** The task **
Exactly retype the lines from the top of the data through the line containing "213, 79.3, 26.4];", leaving out every picture.

** Recorded data **
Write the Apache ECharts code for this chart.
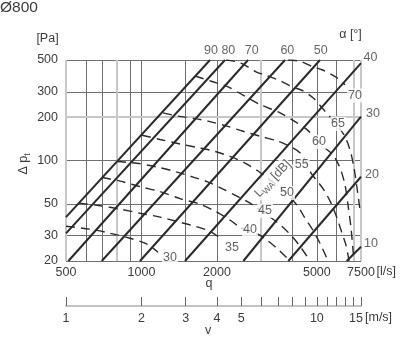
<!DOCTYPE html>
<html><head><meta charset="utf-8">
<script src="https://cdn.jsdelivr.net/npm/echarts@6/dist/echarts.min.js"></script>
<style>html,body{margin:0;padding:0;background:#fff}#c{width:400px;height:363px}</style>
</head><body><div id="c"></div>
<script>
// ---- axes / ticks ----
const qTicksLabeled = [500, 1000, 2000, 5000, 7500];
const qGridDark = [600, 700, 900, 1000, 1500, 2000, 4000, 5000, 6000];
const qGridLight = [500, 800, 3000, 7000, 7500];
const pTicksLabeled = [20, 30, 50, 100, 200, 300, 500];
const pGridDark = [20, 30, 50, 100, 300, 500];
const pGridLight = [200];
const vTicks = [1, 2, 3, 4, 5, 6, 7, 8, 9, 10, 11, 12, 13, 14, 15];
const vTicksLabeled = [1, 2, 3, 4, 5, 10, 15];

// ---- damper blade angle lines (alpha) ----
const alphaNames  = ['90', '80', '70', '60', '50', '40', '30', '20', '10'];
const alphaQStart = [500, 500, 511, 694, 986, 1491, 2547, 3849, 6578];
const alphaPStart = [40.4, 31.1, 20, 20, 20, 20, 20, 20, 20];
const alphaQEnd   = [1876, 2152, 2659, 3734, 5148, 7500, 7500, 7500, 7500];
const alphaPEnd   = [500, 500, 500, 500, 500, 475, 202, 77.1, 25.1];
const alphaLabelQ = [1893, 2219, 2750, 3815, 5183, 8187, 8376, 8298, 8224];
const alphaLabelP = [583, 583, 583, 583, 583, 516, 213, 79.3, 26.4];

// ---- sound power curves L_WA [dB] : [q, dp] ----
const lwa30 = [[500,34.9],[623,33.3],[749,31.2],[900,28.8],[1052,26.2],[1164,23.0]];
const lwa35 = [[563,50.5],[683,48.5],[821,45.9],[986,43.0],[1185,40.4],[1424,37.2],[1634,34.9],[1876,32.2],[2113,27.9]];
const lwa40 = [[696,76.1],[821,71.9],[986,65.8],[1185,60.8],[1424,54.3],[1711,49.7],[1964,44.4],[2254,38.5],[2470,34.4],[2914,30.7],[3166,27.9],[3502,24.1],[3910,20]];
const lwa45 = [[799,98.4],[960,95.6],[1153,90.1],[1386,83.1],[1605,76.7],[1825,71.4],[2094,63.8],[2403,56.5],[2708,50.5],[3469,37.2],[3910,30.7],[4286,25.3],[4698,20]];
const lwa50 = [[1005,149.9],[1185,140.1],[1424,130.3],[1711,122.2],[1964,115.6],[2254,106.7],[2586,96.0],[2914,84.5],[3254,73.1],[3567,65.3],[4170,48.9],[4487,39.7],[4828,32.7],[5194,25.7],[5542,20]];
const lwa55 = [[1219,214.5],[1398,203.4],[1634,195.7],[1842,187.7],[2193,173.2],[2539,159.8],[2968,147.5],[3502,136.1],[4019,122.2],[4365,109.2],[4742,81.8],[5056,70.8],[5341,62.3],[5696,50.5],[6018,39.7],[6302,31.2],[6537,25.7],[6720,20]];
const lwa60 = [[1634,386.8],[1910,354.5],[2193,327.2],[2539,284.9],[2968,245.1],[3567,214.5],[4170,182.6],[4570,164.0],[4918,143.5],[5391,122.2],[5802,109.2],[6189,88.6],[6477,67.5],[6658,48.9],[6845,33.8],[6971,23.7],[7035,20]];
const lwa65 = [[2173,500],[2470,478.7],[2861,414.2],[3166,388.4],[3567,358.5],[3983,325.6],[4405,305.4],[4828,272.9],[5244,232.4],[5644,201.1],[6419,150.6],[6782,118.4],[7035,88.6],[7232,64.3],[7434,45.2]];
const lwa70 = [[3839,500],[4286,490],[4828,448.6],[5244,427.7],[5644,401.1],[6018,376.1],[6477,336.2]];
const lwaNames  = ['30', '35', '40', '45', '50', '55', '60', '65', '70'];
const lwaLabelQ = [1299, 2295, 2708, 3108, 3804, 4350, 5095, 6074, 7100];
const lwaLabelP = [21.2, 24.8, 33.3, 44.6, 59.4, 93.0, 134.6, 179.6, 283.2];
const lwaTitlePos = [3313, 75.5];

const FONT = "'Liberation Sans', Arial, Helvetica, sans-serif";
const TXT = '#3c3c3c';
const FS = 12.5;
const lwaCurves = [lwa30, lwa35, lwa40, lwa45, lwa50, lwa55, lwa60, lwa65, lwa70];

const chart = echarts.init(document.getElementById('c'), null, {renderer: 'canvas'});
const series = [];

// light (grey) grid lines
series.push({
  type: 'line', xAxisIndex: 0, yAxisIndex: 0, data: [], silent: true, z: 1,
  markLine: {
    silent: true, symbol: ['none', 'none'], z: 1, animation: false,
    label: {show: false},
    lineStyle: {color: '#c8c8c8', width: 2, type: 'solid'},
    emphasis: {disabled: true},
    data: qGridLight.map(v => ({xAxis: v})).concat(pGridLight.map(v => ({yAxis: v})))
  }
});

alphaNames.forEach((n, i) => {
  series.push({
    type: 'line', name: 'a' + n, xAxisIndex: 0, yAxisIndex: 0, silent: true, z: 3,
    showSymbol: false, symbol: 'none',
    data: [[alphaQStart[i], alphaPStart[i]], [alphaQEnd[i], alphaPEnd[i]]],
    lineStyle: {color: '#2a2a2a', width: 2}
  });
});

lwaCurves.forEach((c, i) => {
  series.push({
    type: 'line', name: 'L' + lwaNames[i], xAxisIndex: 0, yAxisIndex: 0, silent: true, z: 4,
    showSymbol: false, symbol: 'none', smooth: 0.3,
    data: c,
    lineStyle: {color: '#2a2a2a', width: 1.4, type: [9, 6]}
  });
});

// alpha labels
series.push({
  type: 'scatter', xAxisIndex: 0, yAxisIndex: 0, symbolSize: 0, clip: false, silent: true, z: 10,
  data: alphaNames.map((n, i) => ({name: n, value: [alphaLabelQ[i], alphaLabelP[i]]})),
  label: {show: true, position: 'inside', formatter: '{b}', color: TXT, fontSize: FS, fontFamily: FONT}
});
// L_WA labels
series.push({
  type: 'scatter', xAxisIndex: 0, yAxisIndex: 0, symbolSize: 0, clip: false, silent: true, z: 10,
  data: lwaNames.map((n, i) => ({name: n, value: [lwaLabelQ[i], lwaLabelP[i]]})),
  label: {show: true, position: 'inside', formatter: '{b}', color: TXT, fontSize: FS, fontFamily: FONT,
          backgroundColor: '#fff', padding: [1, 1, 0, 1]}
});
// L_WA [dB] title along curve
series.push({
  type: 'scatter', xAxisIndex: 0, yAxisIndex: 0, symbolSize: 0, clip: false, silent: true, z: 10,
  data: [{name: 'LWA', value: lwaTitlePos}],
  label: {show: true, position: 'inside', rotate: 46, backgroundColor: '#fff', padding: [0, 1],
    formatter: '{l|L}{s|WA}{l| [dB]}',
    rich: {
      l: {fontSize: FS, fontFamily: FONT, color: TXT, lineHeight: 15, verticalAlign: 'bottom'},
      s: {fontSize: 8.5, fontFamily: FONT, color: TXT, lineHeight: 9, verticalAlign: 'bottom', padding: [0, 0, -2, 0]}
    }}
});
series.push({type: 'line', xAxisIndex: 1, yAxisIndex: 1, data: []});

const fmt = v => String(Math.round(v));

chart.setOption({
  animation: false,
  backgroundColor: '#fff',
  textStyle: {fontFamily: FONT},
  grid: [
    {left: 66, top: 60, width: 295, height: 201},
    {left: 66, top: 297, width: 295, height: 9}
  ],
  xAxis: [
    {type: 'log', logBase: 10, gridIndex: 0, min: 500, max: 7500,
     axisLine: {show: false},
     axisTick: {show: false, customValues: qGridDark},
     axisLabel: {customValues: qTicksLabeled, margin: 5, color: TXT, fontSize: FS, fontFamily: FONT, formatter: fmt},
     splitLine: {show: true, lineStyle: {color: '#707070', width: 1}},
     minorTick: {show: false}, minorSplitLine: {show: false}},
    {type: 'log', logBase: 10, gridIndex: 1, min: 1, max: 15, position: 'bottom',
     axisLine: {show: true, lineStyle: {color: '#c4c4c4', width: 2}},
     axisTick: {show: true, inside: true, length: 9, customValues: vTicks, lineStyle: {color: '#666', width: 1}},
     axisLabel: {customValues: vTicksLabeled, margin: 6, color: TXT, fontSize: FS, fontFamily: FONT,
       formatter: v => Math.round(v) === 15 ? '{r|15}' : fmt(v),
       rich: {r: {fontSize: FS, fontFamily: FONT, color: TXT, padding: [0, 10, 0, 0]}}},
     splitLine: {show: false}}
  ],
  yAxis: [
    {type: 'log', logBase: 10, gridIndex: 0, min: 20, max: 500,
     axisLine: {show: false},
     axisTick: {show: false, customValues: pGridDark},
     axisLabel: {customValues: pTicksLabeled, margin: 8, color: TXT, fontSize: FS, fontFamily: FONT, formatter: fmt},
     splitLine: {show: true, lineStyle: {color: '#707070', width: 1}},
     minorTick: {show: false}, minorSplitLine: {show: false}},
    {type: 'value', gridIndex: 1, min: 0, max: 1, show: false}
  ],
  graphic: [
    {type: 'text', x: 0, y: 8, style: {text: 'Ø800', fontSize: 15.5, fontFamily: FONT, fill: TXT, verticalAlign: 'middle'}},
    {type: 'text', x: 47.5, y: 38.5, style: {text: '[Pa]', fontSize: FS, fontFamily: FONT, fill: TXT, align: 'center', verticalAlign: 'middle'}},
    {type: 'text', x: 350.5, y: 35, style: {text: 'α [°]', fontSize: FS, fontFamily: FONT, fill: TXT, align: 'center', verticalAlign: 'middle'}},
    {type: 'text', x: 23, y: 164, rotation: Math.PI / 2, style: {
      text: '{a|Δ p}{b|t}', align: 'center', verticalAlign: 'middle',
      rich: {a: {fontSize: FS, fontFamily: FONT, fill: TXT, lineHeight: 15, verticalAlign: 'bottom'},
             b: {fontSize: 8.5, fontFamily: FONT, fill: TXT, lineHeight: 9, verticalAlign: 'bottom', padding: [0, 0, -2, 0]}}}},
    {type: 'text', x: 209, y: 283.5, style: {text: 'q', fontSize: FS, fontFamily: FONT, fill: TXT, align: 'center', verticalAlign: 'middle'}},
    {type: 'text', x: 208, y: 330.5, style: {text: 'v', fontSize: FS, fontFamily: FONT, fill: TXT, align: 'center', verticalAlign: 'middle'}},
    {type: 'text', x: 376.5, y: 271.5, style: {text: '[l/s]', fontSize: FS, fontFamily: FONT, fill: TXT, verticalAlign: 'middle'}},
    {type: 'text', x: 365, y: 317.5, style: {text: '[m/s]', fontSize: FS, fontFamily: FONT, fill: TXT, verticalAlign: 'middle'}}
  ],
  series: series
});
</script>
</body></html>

** Solved problem **
Write the Apache ECharts code for this chart.
<!DOCTYPE html>
<html><head><meta charset="utf-8">
<script src="https://cdn.jsdelivr.net/npm/echarts@6/dist/echarts.min.js"></script>
<style>html,body{margin:0;padding:0;background:#fff}#c{width:400px;height:363px}</style>
</head><body><div id="c"></div>
<script>
// ---- axes / ticks ----
const qTicksLabeled = [500, 1000, 2000, 5000, 7500];
const qGridDark = [600, 700, 900, 1000, 1500, 2000, 4000, 5000, 6000];
const qGridLight = [500, 800, 3000, 7000, 7500];
const pTicksLabeled = [20, 30, 50, 100, 200, 300, 500];
const pGridDark = [20, 30, 50, 100, 300, 500];
const pGridLight = [200];
const vTicks = [1, 2, 3, 4, 5, 6, 7, 8, 9, 10, 11, 12, 13, 14, 15];
const vTicksLabeled = [1, 2, 3, 4, 5, 10, 15];

// ---- damper blade angle lines (alpha) ----
const alphaNames  = ['90', '80', '70', '60', '50', '40', '30', '20', '10'];
const alphaQStart = [500, 500, 511, 694, 986, 1491, 2547, 3849, 6578];
const alphaPStart = [40.4, 31.1, 20, 20, 20, 20, 20, 20, 20];
const alphaQEnd   = [1876, 2152, 2659, 3734, 5148, 7500, 7500, 7500, 7500];
const alphaPEnd   = [500, 500, 500, 500, 500, 475, 202, 77.1, 25.1];
const alphaLabelQ = [1893, 2219, 2750, 3815, 5183, 8187, 8376, 8298, 8224];
const alphaLabelP = [583, 583, 583, 583, 583, 516, 213, 79.3, 26.4];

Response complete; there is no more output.